Silvertone H-42/1 Model Solid Body Electric Guitar, made by Harmony (1957), made in Chicago, yellow lacquer finish, hardwood body and neck, rosewood fingerboard.

Originally listed at all of $69.95 the this striking "Sunshine Yellow" Harmony Stratotone H-42/1 is about as basic, small, simple and handy as an electric guitar gets. With its bright canary-hued "Colorama" finish and the metal-and-rubber "Harmometal" body trim this guitar is a fantastic example of 1950's "Populuxe" aesthetics. The basic H-42 format was offered in different colorful finishes under several brand names-this most improbably eye-catching version is unsurprisingly the rarest variant.

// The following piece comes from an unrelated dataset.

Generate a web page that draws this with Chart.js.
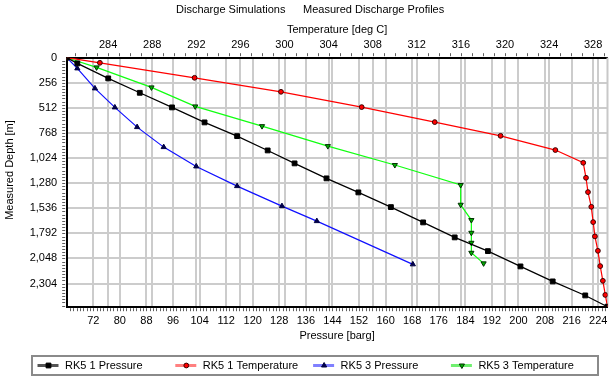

The through-body neck is very chunky, topped with a dot-inlaid rosewood fingerboard. The body is made up of two glued-on side wings and is very thin and light. The single chrome-plated pickup is the same simple DeArmond made unit as the more upscale H-44 and quite chunky sounding. The compact controls are a single tone-bypass switch and a cool stacked tower of concentric tone and volume knobs. This well-worn but super cool example carries a Silvertone logo stencil indicating it was originally sold by Sears. Combined with its bright yellow finish this makes for a rare and fairly unusual variation on an already relatively rare guitar.
 
Overall length is 36 1/4 in. (92.1 cm.), 11 in. (27.9 cm.) wide at lower bout, and 1 3/8 in. (3.5 cm.) in depth, measured at side of rim. Scale length is 25 1/4 in. (641 mm.). Width of nut is 1 11/16 in. (43 mm.). We defy any "artists' out there with the hammers and sandpaper to create a relic like this…this is as genuine "Relic" as it gets. When this little Harmony/Silvertone came in we nicknamed it "Swamp Thing" as it looked like it had spent decades in a Bayou barn. The amazing thing is it is still (almost) all original, plays way better than it ought to and sounds fantastic. The bright yellow finish has flaked a lot, and there are wear marks just about everywhere. We did clean off a lot of scuzz, but left the underlying patina intact. The only alteration is the screw-on wooden bridge is a drop-dead exact replacement, but made of genuine ebony as the original soft wood piece had warped beyond redemption.

The nut is an aged bone replica as well, but all else remains original. The neck is surprisingly quite straight and the frets in good order; this guitar plays way better than anyone would expect from looking at it. The back of the neck was slightly wet sanded to help smooth off and seal the remaining finish, so it is no longer flaking off. The pickup roars and the tone bypass switch still does its job perfectly, all despite what would seem to be decades of life with the gators. Not clean, but doggone mean, this canary yellow Silvertone is perfect for conjuring the swampy underside of rock'n'roll. If ever a guitar was meant to spend its life playing in E, this is it. Very Good + Condition.